Leading children’s rights campaigner Fergus Finlay today put himself forward to be considered in the presidential election.

The chief executive of Barnardos is seeking the Labour Party nomination to run as a candidate to succeed President Mary McAleese.

In a letter to Labour TDs, Senators and members of the party’s national executive, he said the election in October 2011 will be of real importance to the people of Ireland.

“In light of everything that has happened in the last few years in Ireland, it has never been more important that the people be given a real choice about what kind of spirit should inform our politics in the years ahead,” Mr Finlay wrote.

“In the course of my own daily work I meet literally hundreds of people every week - people who have been damaged by the divisions in Irish society, as well as people who are working, day in and day out, to put right some of the wrongs of our recent past, and many more who care about their neighbourhoods, their families, and the building of a better society.

“There is a palpable sense of hurt and betrayal throughout our community, caused exclusively by the self-inflicted wounds that have done enormous damage to virtually every form of institution in Ireland.”

Labour leader Eamon Gilmore welcomed Mr Finlay’s interest in running as the party’s presidential candidate.

“It would appear that there will be a contest for the Labour Party nomination for the presidency - that’s something that I’m very pleased about,” said Mr Gilmore. “I think that the debate that will engender about the presidency and the future of the country would be a good thing. But I think we need to remember that this election is not until next year.”

Others who are expected to put themselves forward for the post include Labour TD Michael D Higgins, former taoiseach Bertie Ahern, Senator David Norris, Fianna Fáil MEP Brian Crowley and Mary Davis who is managing irector of Special Olympics Europe/Eurasia.

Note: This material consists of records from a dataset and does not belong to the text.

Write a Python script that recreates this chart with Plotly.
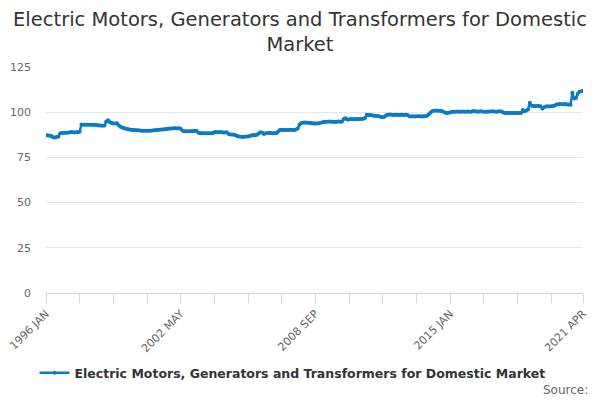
import plotly.graph_objects as go

# Monthly index values, 1996 JAN .. 2021 APR
years = list(range(1996, 2022))
months = ["JAN", "FEB", "MAR", "APR", "MAY", "JUN", "JUL", "AUG", "SEP", "OCT", "NOV", "DEC"]

values = [
    87.2, 87.2, 87.0, 86.8, 86.2, 86.0, 86.3, 86.6, 88.3, 88.5, 88.5, 88.6,  # 1996
    88.7, 88.8, 89.0, 88.9, 88.8, 88.9, 89.0, 89.2, 93.2, 93.0, 93.1, 93.0,  # 1997
    93.0, 93.1, 93.0, 92.9, 93.0, 92.8, 92.7, 92.6, 92.5, 92.6, 94.8, 95.5,  # 1998
    94.5, 94.0, 93.8, 93.8, 93.9, 92.8, 92.0, 91.5, 91.2, 90.9, 90.7, 90.5,  # 1999
    90.3, 90.2, 90.1, 90.0, 90.0, 89.9, 89.8, 89.8, 89.7, 89.7, 89.8, 89.8,  # 2000
    89.9, 90.0, 90.1, 90.2, 90.3, 90.5, 90.5, 90.6, 90.7, 90.9, 91.0, 91.0,  # 2001
    91.1, 91.1, 91.0, 91.1, 90.8, 89.8, 89.5, 89.4, 89.5, 89.5, 89.6, 89.6,  # 2002
    89.7, 89.6, 88.6, 88.4, 88.3, 88.3, 88.4, 88.3, 88.3, 88.4, 88.3, 88.9,  # 2003
    89.0, 88.9, 89.0, 88.9, 88.8, 88.8, 88.9, 88.0, 87.7, 87.6, 87.5, 87.3,  # 2004
    86.7, 86.5, 86.4, 86.3, 86.4, 86.5, 86.6, 86.8, 87.2, 87.4, 87.3, 87.5,  # 2005
    88.2, 88.9, 88.7, 88.0, 88.3, 88.5, 88.6, 88.5, 88.4, 88.5, 88.3, 89.3,  # 2006
    90.1, 90.3, 90.2, 90.2, 90.1, 90.2, 90.3, 90.2, 90.2, 90.4, 91.0, 93.0,  # 2007
    94.0, 94.2, 94.3, 94.2, 94.1, 94.0, 93.9, 93.8, 93.7, 93.8, 93.9, 94.2,  # 2008
    94.5, 94.6, 94.7, 94.7, 94.8, 94.7, 94.7, 94.6, 94.7, 94.8, 94.7, 94.9,  # 2009
    96.3, 96.6, 95.9, 96.0, 96.2, 96.1, 96.2, 96.1, 96.2, 96.3, 96.3, 96.4,  # 2010
    96.8, 98.6, 98.5, 98.4, 98.3, 98.1, 98.0, 97.9, 97.8, 97.4, 97.2, 97.5,  # 2011
    98.3, 98.6, 98.7, 98.6, 98.5, 98.6, 98.6, 98.5, 98.6, 98.6, 98.5, 98.6,  # 2012
    98.5, 97.8, 97.6, 97.7, 97.6, 97.7, 97.8, 97.7, 97.6, 97.7, 97.8, 98.0,  # 2013
    98.8, 99.9, 100.7, 100.8, 100.9, 100.8, 100.8, 100.7, 100.4, 99.8, 99.5, 99.7,  # 2014
    99.9, 100.2, 100.3, 100.3, 100.4, 100.3, 100.3, 100.4, 100.3, 100.3, 100.4, 100.3,  # 2015
    100.3, 100.6, 100.5, 100.4, 100.3, 100.5, 100.4, 100.3, 100.2, 100.3, 100.4, 100.4,  # 2016
    100.5, 100.4, 100.3, 100.4, 100.5, 100.4, 99.8, 99.6, 99.6, 99.5, 99.6, 99.5,  # 2017
    99.6, 99.5, 99.6, 99.5, 99.5, 101.2, 100.5, 101.0, 101.5, 105.2, 103.6, 103.4,  # 2018
    103.4, 103.5, 103.4, 103.3, 102.0, 102.8, 103.2, 103.3, 103.2, 103.3, 103.4, 103.5,  # 2019
    104.3, 104.4, 104.5, 104.4, 104.4, 104.5, 104.3, 104.2, 104.1, 110.8, 107.6, 107.8,  # 2020
    110.2, 111.3, 111.6, 111.8,  # 2021
]

labels = [f"{y} {m}" for y in years for m in months][:len(values)]

# tick marks every 19 months, labels every 76, plus the last month
tick_idx = list(range(0, len(labels) - 1, 19)) + [len(labels) - 1]
label_idx = [0, 76, 152, 228, len(labels) - 1]
tick_vals = [labels[i] for i in tick_idx]
tick_text = [labels[i] if i in label_idx else "" for i in tick_idx]

series_name = "Electric Motors, Generators and Transformers for Domestic Market"

fig = go.Figure()
fig.add_trace(go.Scatter(
    x=labels,
    y=values,
    mode="lines+markers",
    name=series_name,
    line=dict(color="#0a7cc4", width=2.5),
    marker=dict(color="#0a7cc4", size=4),
))

fig.update_layout(
    width=600,
    height=400,
    paper_bgcolor="white",
    plot_bgcolor="white",
    font=dict(family="DejaVu Sans", color="#666666"),
    title=dict(
        text="Electric Motors, Generators and Transformers for Domestic<br>Market",
        x=0.5,
        xanchor="center",
        y=0.935,
        yanchor="top",
        font=dict(size=19.5, color="#333333"),
    ),
    margin=dict(l=46, r=17, t=67, b=107, autoexpand=False),
    showlegend=True,
    legend=dict(
        orientation="h",
        x=0.459,
        xanchor="center",
        y=-0.354,
        yanchor="middle",
        itemwidth=30,
        font=dict(size=12.5, color="#333333", weight="bold"),
    ),
    annotations=[dict(
        text="Source:",
        xref="paper", yref="paper",
        x=1.013, y=-0.43,
        xanchor="right", yanchor="middle",
        showarrow=False,
        font=dict(size=12, color="#666666"),
    )],
)

fig.update_xaxes(
    type="category",
    range=[0, len(labels) - 1],
    automargin=False,
    tickmode="array",
    tickvals=tick_vals,
    ticktext=tick_text,
    tickangle=-45,
    tickfont=dict(size=11, color="#666666"),
    ticks="outside",
    ticklen=9,
    tickcolor="#ccd6eb",
    showline=True,
    linecolor="#ccd6eb",
    linewidth=1,
    showgrid=False,
    zeroline=False,
)

fig.update_yaxes(
    range=[0, 125],
    automargin=False,
    tickvals=[0, 25, 50, 75, 100, 125],
    tickfont=dict(size=11, color="#666666"),
    showgrid=True,
    gridcolor="#e6e6e6",
    zeroline=False,
    showline=False,
    ticks="",
    ticklabelstandoff=14,
)

# drop the default 8px body margin so the figure sits at the window's corner
fig.write_html(
    "out.html",
    config={"displayModeBar": False},
    post_script="document.body.style.margin='0';",
)
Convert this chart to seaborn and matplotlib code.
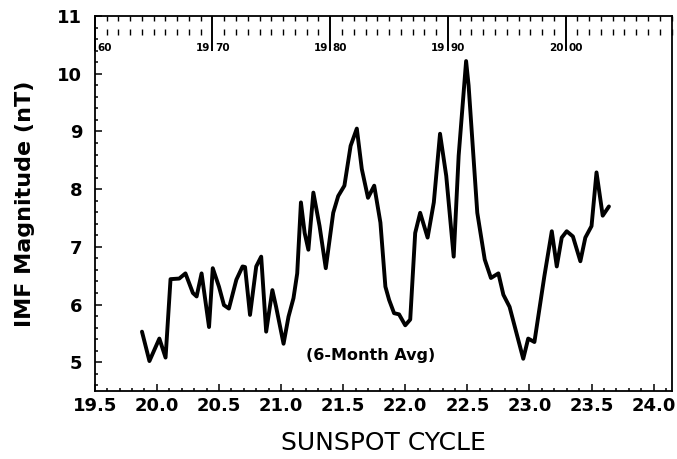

According to reports, Mr Higgins has said he is to seek a nomination from the Labour Party as a candidate.

Mr Higgins said he would not make any formal declaration until the party unveiled its selection process.

“I will make a fuller statement when the Labour Party announces its  selection process,” he said. Under Labour’s constitution, the final  decision is made jointly by the parliamentary party and the executive  board.

Mr Finlay said the presidential race would be a healthy and democratic contest. “I would regard David Norris as a friend of mine, he is somebody that I admire,” he continued. “If you could actually get a contest going that’s based on real respect of people and ideas in the right direction, how healthy would that be?”

Mr Finlay said people feel let down by the leadership of the country in recent times, not just in politics but in the banks, business and church. Policy has been abused, trust has been betrayed and people just feel abandoned and let down by that,” he said.

“Everywhere I go people talk about the need for a new kind of leadership based on respect and based on a commitment to rebuilding trust. I don’t know if I can do that but I’ve decided I must give it a go.”

He said a democratically elected president must be capable of articulating a new sense of direction.